The plaintiff claimed to have sustained personal injuries on January 1, 1999, after falling down a flight of stairs at premises owned by the defendants. The plaintiff resided at the premises as a tenant of the defendants. On August 3, 1999, upon receiving a check from a representative of the defendants’ insurance carrier in the sum of $1,000, the plaintiff executed a general release in favor of the defendants. Subsequently, the defendants moved pursuant to CPLR 3211 (a) (5) to dismiss the complaint on the basis of the release. The plaintiff opposed dismissal, maintaining that she did not adequately understand what she had executed.

A release is a contract and its construction is governed by *729contract law (see Mangini v McClurg, 24 NY2d 556 [1969]). A party who executes a contract, including a release, is presumed to know its contents and to assent to them (see Holcomb v TWR Express, Inc., 11 AD3d 513, 514 [2004]). A release will not be treated lightly and will be set aside by a court only for duress, illegality, fraud, or mutual mistake (see Shklovskiy v Khan, 273 AD2d 371, 372 [2000]). A release will not automatically be set aside because the party to be charged either did not read it or was unable to read it (see Holcomb v TWR Express, Inc., supra; Shklovskiy v Khan, supra). A party hindered by a language barrier or other claimed disability must instead make a reasonable effort to have the document read to him or her prior to signing it (see Shklovskiy v Khan, supra; Sofio v Hughes, 162 AD2d 518 [1990]). In this case, no such effort was undertaken. A party who signs a document without any valid excuse for not having read it is “conclusively bound” by its terms (Gillman v Chase Manhattan Bank, 73 NY2d 1, 11 [1988]). The Supreme Court, therefore, properly upheld the validity of the release.

Contrary to the majority, I reject the plaintiff’s contention that the release was obtained by fraud. The plaintiffs claim in her affidavit submitted in opposition to the defendants’ motion that the insurance company representative misrepresented the nature of the document merely raised a feigned factual issue designed to avoid the consequences of her earlier deposition testimony (see Jimenez v T.J. Maxx, Inc., 17 AD3d 638 [2005]; Columbus Trust Co. v Campolo, 110 AD2d 616 [1985], affd 66 NY2d 701 [1985]).

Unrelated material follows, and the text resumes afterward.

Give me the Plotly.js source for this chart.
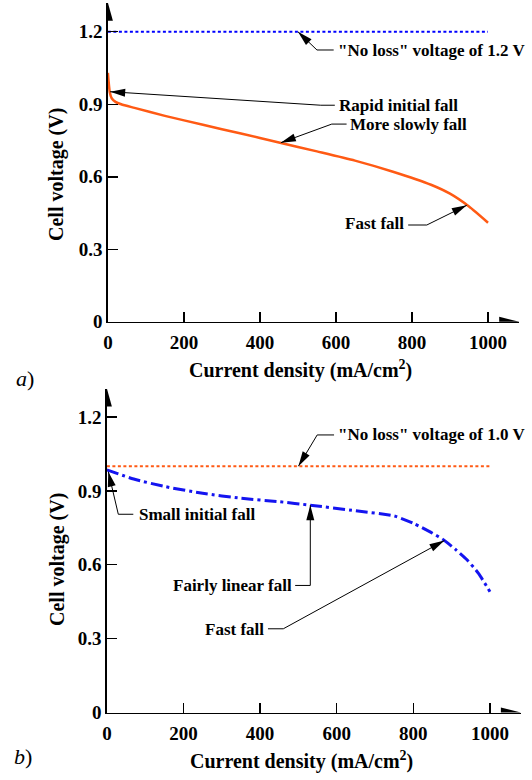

At her deposition, the plaintiff testified that she understood the document to mean that it was an understanding by the insurance company that she had been injured very badly and the insurance company was recognizing the injury. Moreover, the plaintiff testified that she could not remember exactly what the insurance company representative told her about the release before she signed it.

The plaintiffs remaining contentions either are not preserved for appellate review or are without merit.